Extract the lines between the ones holding "Output the web page that produces this picture with Apache" and "const yTicks = [0,0.2,0.4,0.6,0.8,1];", inclusive, exactly as written and nothing more.
------ SOURCE RECORDS ------
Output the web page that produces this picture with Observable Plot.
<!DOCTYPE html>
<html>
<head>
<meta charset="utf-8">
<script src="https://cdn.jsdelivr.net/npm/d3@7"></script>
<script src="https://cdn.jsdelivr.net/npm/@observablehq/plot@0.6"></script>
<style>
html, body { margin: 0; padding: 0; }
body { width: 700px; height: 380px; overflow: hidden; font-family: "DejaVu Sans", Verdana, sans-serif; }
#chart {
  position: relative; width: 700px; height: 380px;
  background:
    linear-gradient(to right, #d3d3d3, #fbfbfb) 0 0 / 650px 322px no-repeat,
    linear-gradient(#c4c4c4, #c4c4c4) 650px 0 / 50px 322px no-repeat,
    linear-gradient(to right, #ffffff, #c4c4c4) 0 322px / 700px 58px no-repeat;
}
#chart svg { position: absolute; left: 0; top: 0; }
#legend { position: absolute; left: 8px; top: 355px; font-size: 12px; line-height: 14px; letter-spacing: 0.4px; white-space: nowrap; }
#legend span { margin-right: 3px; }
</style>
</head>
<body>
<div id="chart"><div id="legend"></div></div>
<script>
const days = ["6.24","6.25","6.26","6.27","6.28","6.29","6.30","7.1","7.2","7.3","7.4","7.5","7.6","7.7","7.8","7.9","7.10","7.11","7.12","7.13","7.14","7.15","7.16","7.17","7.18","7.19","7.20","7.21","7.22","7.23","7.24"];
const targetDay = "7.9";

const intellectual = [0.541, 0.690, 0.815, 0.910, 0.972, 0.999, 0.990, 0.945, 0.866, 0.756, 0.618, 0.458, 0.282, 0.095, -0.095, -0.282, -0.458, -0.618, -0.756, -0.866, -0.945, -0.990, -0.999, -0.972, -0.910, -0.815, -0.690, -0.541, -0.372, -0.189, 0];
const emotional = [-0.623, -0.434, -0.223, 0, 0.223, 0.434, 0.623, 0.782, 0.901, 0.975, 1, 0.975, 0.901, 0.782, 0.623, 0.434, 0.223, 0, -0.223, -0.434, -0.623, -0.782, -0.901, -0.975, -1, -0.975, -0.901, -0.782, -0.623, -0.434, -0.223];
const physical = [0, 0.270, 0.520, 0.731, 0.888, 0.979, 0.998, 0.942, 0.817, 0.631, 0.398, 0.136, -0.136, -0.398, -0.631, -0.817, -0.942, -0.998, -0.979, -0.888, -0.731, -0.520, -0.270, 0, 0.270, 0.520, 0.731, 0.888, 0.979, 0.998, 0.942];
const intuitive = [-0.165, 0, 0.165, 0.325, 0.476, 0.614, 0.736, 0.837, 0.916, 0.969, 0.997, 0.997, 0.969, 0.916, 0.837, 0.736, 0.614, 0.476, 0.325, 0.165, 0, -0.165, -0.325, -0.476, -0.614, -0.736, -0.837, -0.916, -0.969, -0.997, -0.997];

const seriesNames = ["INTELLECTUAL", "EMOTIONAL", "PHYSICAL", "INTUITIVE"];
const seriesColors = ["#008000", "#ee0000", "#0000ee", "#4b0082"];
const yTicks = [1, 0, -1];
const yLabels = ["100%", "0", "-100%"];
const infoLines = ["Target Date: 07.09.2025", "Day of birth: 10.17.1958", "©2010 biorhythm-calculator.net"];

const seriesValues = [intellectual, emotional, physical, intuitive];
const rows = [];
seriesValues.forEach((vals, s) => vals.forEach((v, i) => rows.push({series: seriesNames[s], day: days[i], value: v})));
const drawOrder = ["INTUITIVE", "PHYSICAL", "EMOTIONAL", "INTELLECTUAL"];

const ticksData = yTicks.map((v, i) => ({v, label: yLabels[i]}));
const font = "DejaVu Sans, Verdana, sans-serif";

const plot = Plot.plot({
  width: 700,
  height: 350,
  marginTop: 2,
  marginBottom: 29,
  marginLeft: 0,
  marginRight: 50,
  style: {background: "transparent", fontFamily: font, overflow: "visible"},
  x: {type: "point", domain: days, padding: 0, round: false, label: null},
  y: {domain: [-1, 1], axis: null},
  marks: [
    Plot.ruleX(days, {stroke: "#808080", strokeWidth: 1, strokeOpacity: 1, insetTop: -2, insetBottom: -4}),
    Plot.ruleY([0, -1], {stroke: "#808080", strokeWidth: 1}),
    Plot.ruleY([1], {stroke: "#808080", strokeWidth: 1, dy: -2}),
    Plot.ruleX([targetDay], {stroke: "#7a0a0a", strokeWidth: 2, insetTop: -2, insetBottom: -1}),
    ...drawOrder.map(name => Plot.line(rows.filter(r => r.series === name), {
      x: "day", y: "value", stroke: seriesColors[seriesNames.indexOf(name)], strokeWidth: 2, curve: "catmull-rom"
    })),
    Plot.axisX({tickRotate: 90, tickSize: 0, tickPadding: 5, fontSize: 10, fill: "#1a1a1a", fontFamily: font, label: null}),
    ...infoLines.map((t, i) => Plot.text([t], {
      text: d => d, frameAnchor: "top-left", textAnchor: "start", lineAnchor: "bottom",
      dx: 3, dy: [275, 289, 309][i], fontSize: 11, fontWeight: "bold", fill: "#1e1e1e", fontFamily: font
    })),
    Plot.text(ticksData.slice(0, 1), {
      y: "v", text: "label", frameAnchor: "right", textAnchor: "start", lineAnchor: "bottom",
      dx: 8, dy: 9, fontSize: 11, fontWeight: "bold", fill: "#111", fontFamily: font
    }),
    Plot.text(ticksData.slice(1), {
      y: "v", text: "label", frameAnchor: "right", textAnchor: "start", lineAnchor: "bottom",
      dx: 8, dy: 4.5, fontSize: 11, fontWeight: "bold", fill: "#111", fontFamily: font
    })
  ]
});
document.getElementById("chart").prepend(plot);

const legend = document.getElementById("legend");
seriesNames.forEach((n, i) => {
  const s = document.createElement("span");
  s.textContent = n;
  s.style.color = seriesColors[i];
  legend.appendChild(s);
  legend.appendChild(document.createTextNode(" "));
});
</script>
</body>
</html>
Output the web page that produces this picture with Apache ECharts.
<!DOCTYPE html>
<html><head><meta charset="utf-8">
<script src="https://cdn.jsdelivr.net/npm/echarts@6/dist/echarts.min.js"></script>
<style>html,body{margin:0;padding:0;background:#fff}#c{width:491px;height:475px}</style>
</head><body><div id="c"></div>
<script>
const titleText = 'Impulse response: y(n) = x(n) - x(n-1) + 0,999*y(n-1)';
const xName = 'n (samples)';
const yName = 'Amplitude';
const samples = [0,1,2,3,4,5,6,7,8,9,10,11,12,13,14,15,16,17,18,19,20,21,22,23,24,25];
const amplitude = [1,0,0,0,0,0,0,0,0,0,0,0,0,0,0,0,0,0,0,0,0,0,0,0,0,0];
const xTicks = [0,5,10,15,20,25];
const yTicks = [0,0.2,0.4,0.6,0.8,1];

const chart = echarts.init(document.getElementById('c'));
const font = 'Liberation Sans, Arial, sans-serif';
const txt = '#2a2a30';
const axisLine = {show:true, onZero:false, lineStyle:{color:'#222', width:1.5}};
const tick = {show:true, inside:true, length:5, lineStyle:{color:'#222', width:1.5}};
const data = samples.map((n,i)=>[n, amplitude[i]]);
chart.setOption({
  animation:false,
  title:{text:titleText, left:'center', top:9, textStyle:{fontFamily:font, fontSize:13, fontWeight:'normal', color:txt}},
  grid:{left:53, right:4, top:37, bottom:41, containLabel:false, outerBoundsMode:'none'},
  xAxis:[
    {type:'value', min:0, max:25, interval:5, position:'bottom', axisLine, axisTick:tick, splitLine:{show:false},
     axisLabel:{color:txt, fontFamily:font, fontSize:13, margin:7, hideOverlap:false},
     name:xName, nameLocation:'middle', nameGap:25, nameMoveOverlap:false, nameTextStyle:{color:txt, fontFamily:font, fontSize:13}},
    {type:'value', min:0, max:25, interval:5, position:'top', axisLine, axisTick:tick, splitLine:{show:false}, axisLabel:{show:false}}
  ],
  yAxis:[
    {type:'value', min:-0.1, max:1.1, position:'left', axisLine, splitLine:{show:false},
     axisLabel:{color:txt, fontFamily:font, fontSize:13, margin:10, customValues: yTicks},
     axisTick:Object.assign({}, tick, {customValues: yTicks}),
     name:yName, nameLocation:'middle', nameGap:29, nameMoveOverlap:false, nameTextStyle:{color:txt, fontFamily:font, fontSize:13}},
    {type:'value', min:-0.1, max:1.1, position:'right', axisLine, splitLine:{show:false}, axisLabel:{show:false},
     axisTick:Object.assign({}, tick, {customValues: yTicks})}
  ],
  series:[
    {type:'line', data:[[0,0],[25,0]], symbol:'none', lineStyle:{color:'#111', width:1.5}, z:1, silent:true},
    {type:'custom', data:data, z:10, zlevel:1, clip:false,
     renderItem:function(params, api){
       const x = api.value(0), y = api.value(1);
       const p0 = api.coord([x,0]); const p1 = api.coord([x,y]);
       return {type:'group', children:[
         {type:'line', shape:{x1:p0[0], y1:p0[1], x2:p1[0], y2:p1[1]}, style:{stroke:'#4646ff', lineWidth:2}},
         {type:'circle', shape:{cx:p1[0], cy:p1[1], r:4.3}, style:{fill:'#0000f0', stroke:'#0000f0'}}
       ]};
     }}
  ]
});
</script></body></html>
------
TASK RESULT:
Output the web page that produces this picture with Apache ECharts.
<!DOCTYPE html>
<html><head><meta charset="utf-8">
<script src="https://cdn.jsdelivr.net/npm/echarts@6/dist/echarts.min.js"></script>
<style>html,body{margin:0;padding:0;background:#fff}#c{width:491px;height:475px}</style>
</head><body><div id="c"></div>
<script>
const titleText = 'Impulse response: y(n) = x(n) - x(n-1) + 0,999*y(n-1)';
const xName = 'n (samples)';
const yName = 'Amplitude';
const samples = [0,1,2,3,4,5,6,7,8,9,10,11,12,13,14,15,16,17,18,19,20,21,22,23,24,25];
const amplitude = [1,0,0,0,0,0,0,0,0,0,0,0,0,0,0,0,0,0,0,0,0,0,0,0,0,0];
const xTicks = [0,5,10,15,20,25];
const yTicks = [0,0.2,0.4,0.6,0.8,1];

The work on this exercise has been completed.